**Problem to work on:** Identify every line in the records below that contains the word "this", and reproduce each one.

**Data to process:**
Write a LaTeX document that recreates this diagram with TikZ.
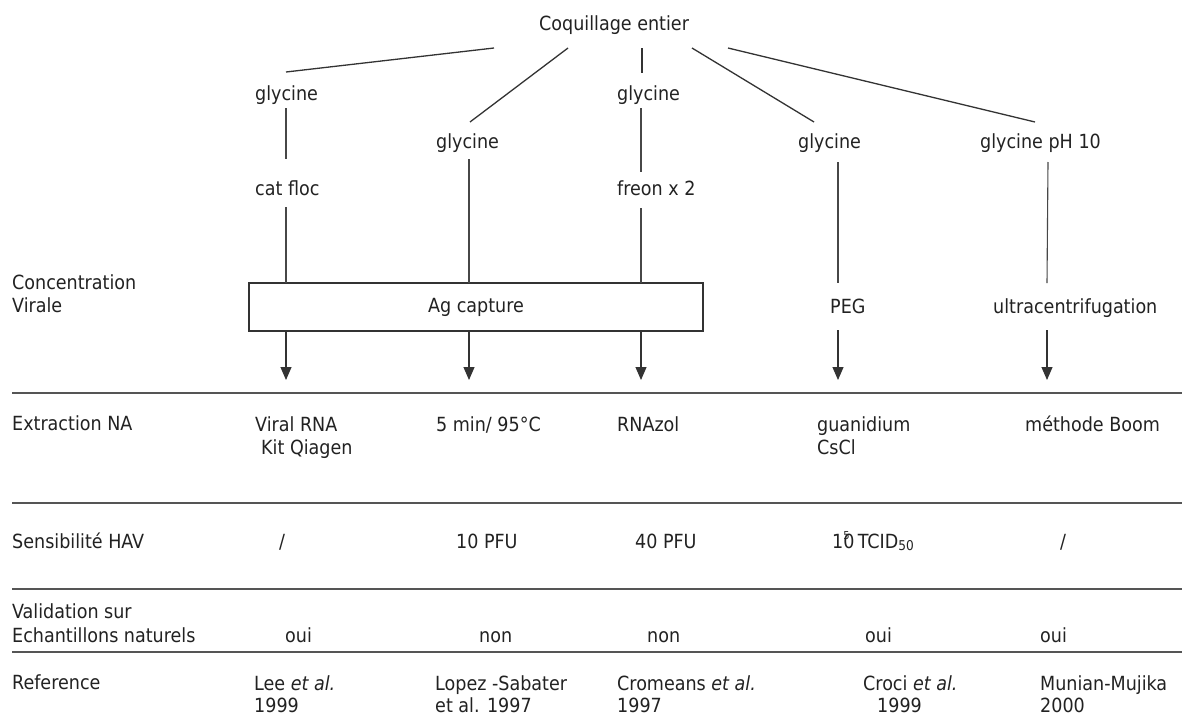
\documentclass[tikz,border=0pt]{standalone}
\usepackage{fontspec}
\setmainfont{DejaVu Sans Condensed}
\usetikzlibrary{arrows.meta}
\definecolor{ink}{HTML}{222222}
\definecolor{lineink}{HTML}{333333}
\definecolor{ruleink}{HTML}{555555}
\begin{document}
\begin{tikzpicture}[x=1pt,y=-1pt,
  txt/.style={inner sep=0pt, anchor=base west, text=ink, font=\fontsize{19.5}{24}\selectfont},
  diag/.style={draw=lineink, line width=1.3pt},
  vline/.style={draw=lineink!90, line width=1.1pt},
  rule/.style={draw=ruleink, line width=1.4pt},
  flow/.style={draw=lineink, line width=1.1pt, -{Triangle[width=11pt,length=13pt]}},
  capbox/.style={draw=lineink, line width=1.1pt, inner sep=0pt, minimum width=454pt, minimum height=48pt, text=ink, font=\fontsize{19.5}{24}\selectfont}
]
\useasboundingbox (0,0) rectangle (1186,715);
\fill[white] (0,0) rectangle (1186,715);

% --- top tree texts
\node[txt] (coq) at (539,30) {Coquillage entier};
\node[txt] (g1) at (255,100) {glycine};
\node[txt] (g2) at (436,148) {glycine};
\node[txt] (g3) at (617,100) {glycine};
\node[txt] (g4) at (798,148) {glycine};
\node[txt] (g5) at (980,148) {glycine pH 10};
\node[txt] (cf) at (255,195) {cat floc};
\node[txt] (fr) at (617,195) {freon x 2};
\node[txt] (conc1) at (12,289) {Concentration};
\node[txt] (conc2) at (12,312) {Virale};
\node[capbox] (ag) at (476,307) {\raisebox{3pt}{Ag capture}};
\node[txt] (peg) at (830,313) {PEG};
\node[txt] (uc) at (993,313) {ultracentrifugation};

% --- connector end points
\coordinate (t1) at (494,48);  \coordinate (e1) at (286,72);
\coordinate (t2) at (568,48);  \coordinate (e2) at (470,122);
\coordinate (t3) at (642,48);  \coordinate (e3) at (642,73);
\coordinate (t4) at (692,48);  \coordinate (e4) at (814,122);
\coordinate (t5) at (728,48);  \coordinate (e5) at (1035,122);

\coordinate (g1b) at (286,108); \coordinate (cft) at (286,159);
\coordinate (cfb) at (286,207); \coordinate (ag1) at (286,283);
\coordinate (g2b) at (469,159); \coordinate (ag2) at (469,283);
\coordinate (g3b) at (641,108); \coordinate (frt) at (641,172);
\coordinate (frb) at (641,208); \coordinate (ag3) at (641,283);
\coordinate (g4b) at (838,162); \coordinate (pegt) at (838,283);
\coordinate (g5b) at (1048,162); \coordinate (uct) at (1047,283);

\coordinate (ab1) at (286,331); \coordinate (ar1) at (286,380);
\coordinate (ab2) at (469,331); \coordinate (ar2) at (469,380);
\coordinate (ab3) at (641,331); \coordinate (ar3) at (641,380);
\coordinate (pegb) at (838,330); \coordinate (ar4) at (838,380);
\coordinate (ucb) at (1047,330); \coordinate (ar5) at (1047,380);

\draw[diag] (t1) -- (e1);
\draw[diag] (t2) -- (e2);
\draw[diag] (t3) -- (e3);
\draw[diag] (t4) -- (e4);
\draw[diag] (t5) -- (e5);

\draw[vline] (g1b) -- (cft);
\draw[vline] (cfb) -- (ag1);
\draw[vline] (g2b) -- (ag2);
\draw[vline] (g3b) -- (frt);
\draw[vline] (frb) -- (ag3);
\draw[vline] (g4b) -- (pegt);
\draw[vline] (g5b) -- (uct);

\draw[flow] (ab1) -- (ar1);
\draw[flow] (ab2) -- (ar2);
\draw[flow] (ab3) -- (ar3);
\draw[flow] (pegb) -- (ar4);
\draw[flow] (ucb) -- (ar5);

% --- table rules
\coordinate (r1a) at (12,393); \coordinate (r1b) at (1182,393);
\coordinate (r2a) at (12,503); \coordinate (r2b) at (1182,503);
\coordinate (r3a) at (12,589); \coordinate (r3b) at (1182,589);
\coordinate (r4a) at (12,652); \coordinate (r4b) at (1182,652);
\draw[rule] (r1a) -- (r1b);
\draw[rule] (r2a) -- (r2b);
\draw[rule] (r3a) -- (r3b);
\draw[rule] (r4a) -- (r4b);

% --- Extraction row
\node[txt] (ext) at (12,430) {Extraction NA};
\node[txt] (x1a) at (255,431) {Viral RNA};
\node[txt] (x1b) at (261,454) {Kit Qiagen};
\node[txt] (x2) at (436,431) {5 min/ 95°C};
\node[txt] (x3) at (617,431) {RNAzol};
\node[txt] (x4a) at (817,431) {guanidium};
\node[txt] (x4b) at (817,454) {CsCl};
\node[txt] (x5) at (1025,431) {méthode Boom};

% --- Sensibilite row
\node[txt] (sen) at (12,548) {Sensibilité HAV};
\node[txt] (s1) at (279,548) {/};
\node[txt] (s2) at (456,548) {10 PFU};
\node[txt] (s3) at (635,548) {40 PFU};
\node[txt] (s4) at (832,548) {1\rlap{\raisebox{0.42em}{\fontsize{11}{11}\selectfont 5}}0\,TCID\raisebox{-0.12em}{\fontsize{13.5}{13.5}\selectfont 50}};
\node[txt] (s5) at (1060,548) {/};

% --- Validation row
\node[txt] (val1) at (12,618) {Validation sur};
\node[txt] (val2) at (12,642) {Echantillons naturels};
\node[txt] (v1) at (285,642) {oui};
\node[txt] (v2) at (479,642) {non};
\node[txt] (v3) at (647,642) {non};
\node[txt] (v4) at (865,642) {oui};
\node[txt] (v5) at (1040,642) {oui};

% --- Reference row
\node[txt] (ref) at (12,689) {Reference};
\node[txt] (f1a) at (254,690) {Lee \textit{et al.}};
\node[txt] (f1b) at (254,712) {1999};
\node[txt] (f2a) at (435,690) {Lopez -Sabater};
\node[txt] (f2b) at (435,712) {et al. 1997};
\node[txt] (f3a) at (617,690) {Cromeans \textit{et al.}};
\node[txt] (f3b) at (617,712) {1997};
\node[txt] (f4a) at (863,690) {Croci \textit{et al.}};
\node[txt] (f4b) at (877,712) {1999};
\node[txt] (f5a) at (1040,690) {Munian-Mujika};
\node[txt] (f5b) at (1040,712) {2000};
\end{tikzpicture}
\end{document}
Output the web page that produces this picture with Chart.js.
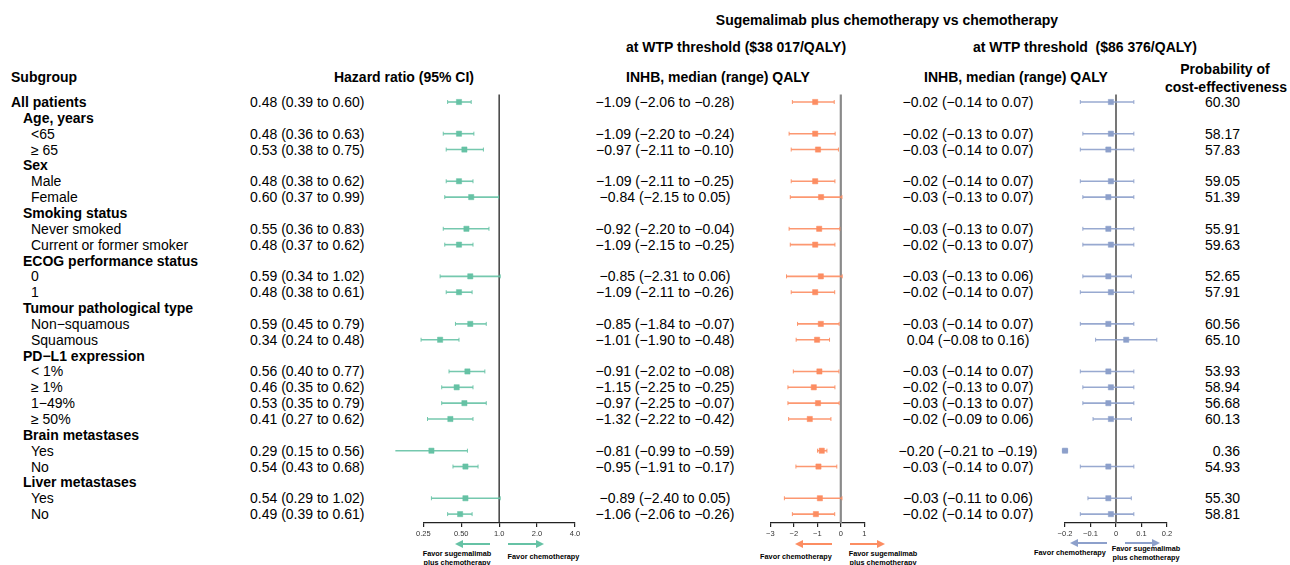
<!DOCTYPE html>
<html><head><meta charset="utf-8">
<script src="https://cdn.jsdelivr.net/npm/chart.js@4/dist/chart.umd.min.js"></script>
<style>
html,body{margin:0;padding:0;background:#fff;}
#wrap{position:relative;width:1290px;height:565px;overflow:hidden;background:#fff;font-family:"Liberation Sans",Arial,sans-serif;color:#000;}
.t{position:absolute;white-space:pre;line-height:1;}
.b{font-weight:bold;}
.panel{position:absolute;}
</style></head>
<body><div id="wrap"></div>
<script>
// ---------- DATA ----------
const rowLabels = ["All patients","Age, years","<65","\u2265 65","Sex","Male","Female","Smoking status","Never smoked","Current or former smoker","ECOG performance status","0","1","Tumour pathological type","Non\u2212squamous","Squamous","PD\u2212L1 expression","< 1%","\u2265 1%","1\u221249%","\u2265 50%","Brain metastases","Yes","No","Liver metastases","Yes","No"];
const rowTypes = ["top","cat","item","item","cat","item","item","cat","item","item","cat","item","item","cat","item","item","cat","item","item","item","item","cat","item","item","cat","item","item"];

const hrEst = [0.48,null,0.48,0.53,null,0.48,0.60,null,0.55,0.48,null,0.59,0.48,null,0.59,0.34,null,0.56,0.46,0.53,0.41,null,0.29,0.54,null,0.54,0.49];
const hrLo  = [0.39,null,0.36,0.38,null,0.38,0.37,null,0.36,0.37,null,0.34,0.38,null,0.45,0.24,null,0.40,0.35,0.35,0.27,null,0.15,0.43,null,0.29,0.39];
const hrHi  = [0.60,null,0.63,0.75,null,0.62,0.99,null,0.83,0.62,null,1.02,0.61,null,0.79,0.48,null,0.77,0.62,0.79,0.62,null,0.56,0.68,null,1.02,0.61];

const inhb1Med = [-1.09,null,-1.09,-0.97,null,-1.09,-0.84,null,-0.92,-1.09,null,-0.85,-1.09,null,-0.85,-1.01,null,-0.91,-1.15,-0.97,-1.32,null,-0.81,-0.95,null,-0.89,-1.06];
const inhb1Lo  = [-2.06,null,-2.20,-2.11,null,-2.11,-2.15,null,-2.20,-2.15,null,-2.31,-2.11,null,-1.84,-1.90,null,-2.02,-2.25,-2.25,-2.22,null,-0.99,-1.91,null,-2.40,-2.06];
const inhb1Hi  = [-0.28,null,-0.24,-0.10,null,-0.25,0.05,null,-0.04,-0.25,null,0.06,-0.26,null,-0.07,-0.48,null,-0.08,-0.25,-0.07,-0.42,null,-0.59,-0.17,null,0.05,-0.26];

const inhb2Med = [-0.02,null,-0.02,-0.03,null,-0.02,-0.03,null,-0.03,-0.02,null,-0.03,-0.02,null,-0.03,0.04,null,-0.03,-0.02,-0.03,-0.02,null,-0.20,-0.03,null,-0.03,-0.02];
const inhb2Lo  = [-0.14,null,-0.13,-0.14,null,-0.14,-0.13,null,-0.13,-0.13,null,-0.13,-0.14,null,-0.14,-0.08,null,-0.14,-0.13,-0.13,-0.09,null,-0.21,-0.14,null,-0.11,-0.14];
const inhb2Hi  = [0.07,null,0.07,0.07,null,0.07,0.07,null,0.07,0.07,null,0.06,0.07,null,0.07,0.16,null,0.07,0.07,0.07,0.06,null,-0.19,0.07,null,0.06,0.07];

const probCE = [60.30,null,58.17,57.83,null,59.05,51.39,null,55.91,59.63,null,52.65,57.91,null,60.56,65.10,null,53.93,58.94,56.68,60.13,null,0.36,54.93,null,55.30,58.81];

const hrTicks = [0.25,0.5,1,2,4];
const hrTickLabels = ["0.25","0.50","1.0","2.0","4.0"];
const inhb1Ticks = [-3,-2,-1,0,1];
const inhb1TickLabels = ["\u22123","\u22122","\u22121","0","1"];
const inhb2Ticks = [-0.2,-0.1,0,0.1,0.2];
const inhb2TickLabels = ["\u22120.2","\u22120.1","0","0.1","0.2"];

// ---------- LAYOUT ----------
const ROW0 = 102, ROWSTEP = 15.85;
const wrap = document.getElementById('wrap');
function txt(s, x, y, o) {
  o = o || {};
  const d = document.createElement('div');
  d.className = 't' + (o.bold ? ' b' : '');
  d.textContent = s;
  d.style.fontSize = (o.size || 14) + 'px';
  if (o.color) d.style.color = o.color;
  let tx = '0';
  if (o.align === 'center') tx = '-50%';
  else if (o.align === 'right') tx = '-100%';
  d.style.left = x + 'px';
  d.style.top = y + 'px';
  d.style.transform = 'translate(' + tx + ',-50%)';
  wrap.appendChild(d);
  return d;
}
const fmt = v => v.toFixed(2).replace('-', '\u2212');

// headers
txt("Sugemalimab plus chemotherapy vs chemotherapy", 887, 20, {bold:true, size:14, align:'center'});
txt("at WTP threshold ($38 017/QALY)", 736, 47, {bold:true, size:14, align:'center'});
txt("at WTP threshold  ($86 376/QALY)", 1085, 47, {bold:true, size:14, align:'center'});
txt("Subgroup", 11, 77, {bold:true, size:14});
txt("Hazard ratio (95% CI)", 404, 77, {bold:true, size:14, align:'center'});
txt("INHB, median (range) QALY", 718, 77, {bold:true, size:14, align:'center'});
txt("INHB, median (range) QALY", 1016, 77, {bold:true, size:14, align:'center'});
txt("Probability of", 1225, 69, {bold:true, size:14, align:'center'});
txt("cost-effectiveness", 1226, 87, {bold:true, size:14, align:'center'});

rowLabels.forEach((lab, i) => {
  const y = ROW0 + ROWSTEP * i;
  const t = rowTypes[i];
  if (t === 'top') txt(lab, 11, y, {bold:true, size:14});
  else if (t === 'cat') txt(lab, 23, y, {bold:true, size:14});
  else txt(lab, 31, y, {size:14});
  if (hrEst[i] !== null) {
    txt(fmt(hrEst[i]) + " (" + fmt(hrLo[i]) + " to " + fmt(hrHi[i]) + ")", 250, y, {size:14});
    txt(fmt(inhb1Med[i]) + " (" + fmt(inhb1Lo[i]) + " to " + fmt(inhb1Hi[i]) + ")", 665, y, {size:14, align:'center'});
    txt(fmt(inhb2Med[i]) + " (" + fmt(inhb2Lo[i]) + " to " + fmt(inhb2Hi[i]) + ")", 968, y, {size:14, align:'center'});
    txt(probCE[i].toFixed(2), 1240, y, {size:14, align:'right'});
  }
});

// favor labels
txt("Favor sugemalimab", 457, 554, {bold:true, size:7.3, align:'center'});
txt("plus chemotherapy", 457, 562.5, {bold:true, size:7.3, align:'center'});
txt("Favor chemotherapy", 543.5, 557, {bold:true, size:7.3, align:'center'});
txt("Favor chemotherapy", 796, 557, {bold:true, size:7.3, align:'center'});
txt("Favor sugemalimab", 883, 554, {bold:true, size:7.3, align:'center'});
txt("plus chemotherapy", 883, 562.5, {bold:true, size:7.3, align:'center'});
txt("Favor chemotherapy", 1070, 553, {bold:true, size:7.3, align:'center'});
txt("Favor sugemalimab", 1146, 549, {bold:true, size:7.3, align:'center'});
txt("plus chemotherapy", 1146, 557.5, {bold:true, size:7.3, align:'center'});

// ---------- PANELS ----------
const PANEL_TOP = 85, PANEL_H = 480, AXIS_Y = 523, AREA_TOP = 94;
const AXIS_H = 16;
const YMIN = (AREA_TOP - ROW0) / ROWSTEP;
const YMAX = (AXIS_Y - ROW0) / ROWSTEP;

function makePanel(cfg) {
  const div = document.createElement('div');
  div.className = 'panel';
  div.style.left = cfg.left + 'px';
  div.style.top = PANEL_TOP + 'px';
  div.style.width = cfg.width + 'px';
  div.style.height = PANEL_H + 'px';
  const cv = document.createElement('canvas');
  cv.width = cfg.width; cv.height = PANEL_H;
  cv.style.width = cfg.width + 'px'; cv.style.height = PANEL_H + 'px';
  div.appendChild(cv);
  wrap.appendChild(div);

  const datasets = [];
  datasets.push({type:'line', data:[{x:cfg.ref, y:YMIN + 0.03}, {x:cfg.ref, y:YMAX}], borderColor:cfg.refColor, borderWidth:cfg.refWidth, pointRadius:0, clip:false, order:5});
  const caps = [], marks = [];
  cfg.est.forEach((e, i) => {
    if (e === null) return;
    datasets.push({type:'line', data:[{x:cfg.lo[i], y:i}, {x:cfg.hi[i], y:i}], borderColor:cfg.lineColor, borderWidth:1.6, pointRadius:0, clip:false, order:3});
    caps.push({x:cfg.lo[i], y:i}, {x:cfg.hi[i], y:i});
    marks.push({x:e, y:i});
  });
  datasets.push({type:'scatter', data:caps, pointStyle:'line', rotation:90, radius:2, borderColor:cfg.lineColor, borderWidth:1, clip:false, order:2});
  datasets.push({type:'scatter', data:marks, pointStyle:'rect', radius:3.7, backgroundColor:cfg.color, borderColor:cfg.color, borderWidth:0.5, clip:false, order:1});

  const arrowPlugin = {
    id:'arrows',
    afterDraw(chart) {
      const ctx = chart.ctx;
      ctx.save();
      ctx.strokeStyle = cfg.color; ctx.fillStyle = cfg.color; ctx.lineWidth = 2;
      cfg.arrows.forEach(a => {
        const x1 = a[0] - cfg.left, x2 = a[1] - cfg.left, y = a[2] - PANEL_TOP;
        const dir = Math.sign(x2 - x1);
        ctx.beginPath(); ctx.moveTo(x1, y); ctx.lineTo(x2 - dir * 6, y); ctx.stroke();
        ctx.beginPath(); ctx.moveTo(x2, y); ctx.lineTo(x2 - dir * 8, y - 4); ctx.lineTo(x2 - dir * 8, y + 4); ctx.closePath(); ctx.fill();
      });
      ctx.restore();
    }
  };

  new Chart(cv, {
    type:'scatter',
    data:{datasets},
    plugins:[arrowPlugin],
    options:{
      responsive:false, animation:false, devicePixelRatio:1,
      layout:{padding:{left:cfg.padL, right:cfg.padR, top:AREA_TOP - PANEL_TOP, bottom:PANEL_H - (AXIS_Y - PANEL_TOP) - AXIS_H}},
      plugins:{legend:{display:false}, tooltip:{enabled:false}},
      scales:{
        x:{
          type:cfg.xType, min:cfg.min, max:cfg.max,
          afterBuildTicks: s => { s.ticks = cfg.ticks.map(v => ({value:v})); },
          afterFit: s => { s.height = AXIS_H; },
          ticks:{autoSkip:false, maxRotation:0, padding:2, color:'#333', font:{family:'"Liberation Sans", Arial, sans-serif', size:7.5},
            callback:(v, idx) => cfg.tickLabels[idx]},
          grid:{drawOnChartArea:false, drawTicks:true, tickLength:4, color:'#222', lineWidth:1.2},
          border:{display:true, color:'#222', width:1.3}
        },
        y:{type:'linear', reverse:true, min:YMIN, max:YMAX, display:false}
      }
    }
  });
}

makePanel({left:380, width:220, padL:43.3, padR:25, xType:'logarithmic', min:0.25, max:4, ticks:hrTicks, tickLabels:hrTickLabels,
  est:hrEst, lo:hrLo, hi:hrHi, ref:1, refColor:'#222', refWidth:1.3, color:'#66C2A5', lineColor:'rgba(102,194,165,0.9)',
  arrows:[[490,455,544],[508,544,544]]});
makePanel({left:740, width:150, padL:30.3, padR:25.7, xType:'linear', min:-3, max:1, ticks:inhb1Ticks, tickLabels:inhb1TickLabels,
  est:inhb1Med, lo:inhb1Lo, hi:inhb1Hi, ref:0, refColor:'#8a8a8a', refWidth:2.2, color:'#FC8D62', lineColor:'rgba(252,141,98,0.9)',
  arrows:[[832,795,544],[850,885,544]]});
makePanel({left:1040, width:160, padL:25, padR:33, xType:'linear', min:-0.2, max:0.2, ticks:inhb2Ticks, tickLabels:inhb2TickLabels,
  est:inhb2Med, lo:inhb2Lo, hi:inhb2Hi, ref:0, refColor:'#555', refWidth:1.6, color:'#8DA0CB', lineColor:'rgba(141,160,203,0.9)',
  arrows:[[1107,1070,543],[1125,1160,543]]});
</script></body></html>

**Reply to the task:**
Write a LaTeX document that recreates this diagram with TikZ.
Output the web page that produces this picture with Chart.js.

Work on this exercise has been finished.